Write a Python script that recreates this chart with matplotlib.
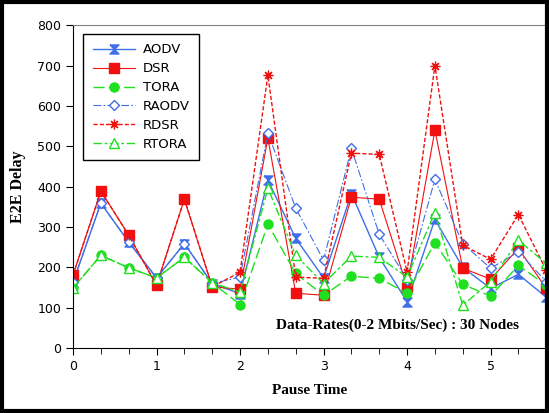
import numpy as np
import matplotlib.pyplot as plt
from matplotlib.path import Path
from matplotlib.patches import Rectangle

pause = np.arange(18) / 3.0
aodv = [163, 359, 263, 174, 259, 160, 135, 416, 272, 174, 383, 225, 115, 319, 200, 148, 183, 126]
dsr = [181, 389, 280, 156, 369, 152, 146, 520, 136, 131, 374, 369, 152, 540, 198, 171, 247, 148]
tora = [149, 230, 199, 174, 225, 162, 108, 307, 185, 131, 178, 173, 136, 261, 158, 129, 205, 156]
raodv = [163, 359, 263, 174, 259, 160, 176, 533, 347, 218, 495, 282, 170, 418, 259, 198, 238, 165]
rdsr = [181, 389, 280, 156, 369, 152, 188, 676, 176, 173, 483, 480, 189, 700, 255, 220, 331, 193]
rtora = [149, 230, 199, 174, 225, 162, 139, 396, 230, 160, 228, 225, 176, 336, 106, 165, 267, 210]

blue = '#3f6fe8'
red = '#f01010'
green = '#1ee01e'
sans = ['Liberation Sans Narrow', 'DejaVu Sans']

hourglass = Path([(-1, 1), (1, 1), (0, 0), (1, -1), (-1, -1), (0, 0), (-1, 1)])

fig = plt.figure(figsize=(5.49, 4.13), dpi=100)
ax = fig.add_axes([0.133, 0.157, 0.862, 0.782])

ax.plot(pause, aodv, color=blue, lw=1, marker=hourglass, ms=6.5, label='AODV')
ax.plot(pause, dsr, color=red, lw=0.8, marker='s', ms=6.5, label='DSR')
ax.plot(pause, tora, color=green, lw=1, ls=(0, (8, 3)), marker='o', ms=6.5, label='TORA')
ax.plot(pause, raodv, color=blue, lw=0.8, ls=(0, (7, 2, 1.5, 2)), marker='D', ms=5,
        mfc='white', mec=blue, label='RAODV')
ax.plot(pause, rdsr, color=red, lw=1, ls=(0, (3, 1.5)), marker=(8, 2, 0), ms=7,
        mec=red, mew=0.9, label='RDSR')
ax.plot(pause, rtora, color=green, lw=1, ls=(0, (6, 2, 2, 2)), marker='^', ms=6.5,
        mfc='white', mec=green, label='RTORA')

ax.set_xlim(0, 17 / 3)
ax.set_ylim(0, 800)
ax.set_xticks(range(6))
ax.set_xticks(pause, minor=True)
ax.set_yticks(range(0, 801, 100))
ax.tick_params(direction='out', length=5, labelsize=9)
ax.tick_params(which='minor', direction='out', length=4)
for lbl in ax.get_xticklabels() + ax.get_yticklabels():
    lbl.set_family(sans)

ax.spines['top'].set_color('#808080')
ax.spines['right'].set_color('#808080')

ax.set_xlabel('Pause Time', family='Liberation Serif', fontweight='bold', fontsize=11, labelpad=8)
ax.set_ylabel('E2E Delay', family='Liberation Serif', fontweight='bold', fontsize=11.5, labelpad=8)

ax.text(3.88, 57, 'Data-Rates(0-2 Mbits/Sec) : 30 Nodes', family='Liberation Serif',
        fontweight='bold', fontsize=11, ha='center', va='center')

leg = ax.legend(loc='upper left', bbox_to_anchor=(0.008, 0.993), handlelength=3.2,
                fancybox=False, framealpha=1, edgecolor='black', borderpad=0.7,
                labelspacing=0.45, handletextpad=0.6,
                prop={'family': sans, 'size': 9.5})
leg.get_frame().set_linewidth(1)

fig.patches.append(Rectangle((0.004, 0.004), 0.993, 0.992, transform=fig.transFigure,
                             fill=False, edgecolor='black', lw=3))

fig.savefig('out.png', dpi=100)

====================

## [Brief]
Leave the pictures out and please restate exactly the lines running from the start of the material through the one with "from matplotlib.patches import Rectangle".

## [Task response]
Write a Python script that recreates this chart with matplotlib.
import numpy as np
import matplotlib.pyplot as plt
from matplotlib.path import Path
from matplotlib.patches import Rectangle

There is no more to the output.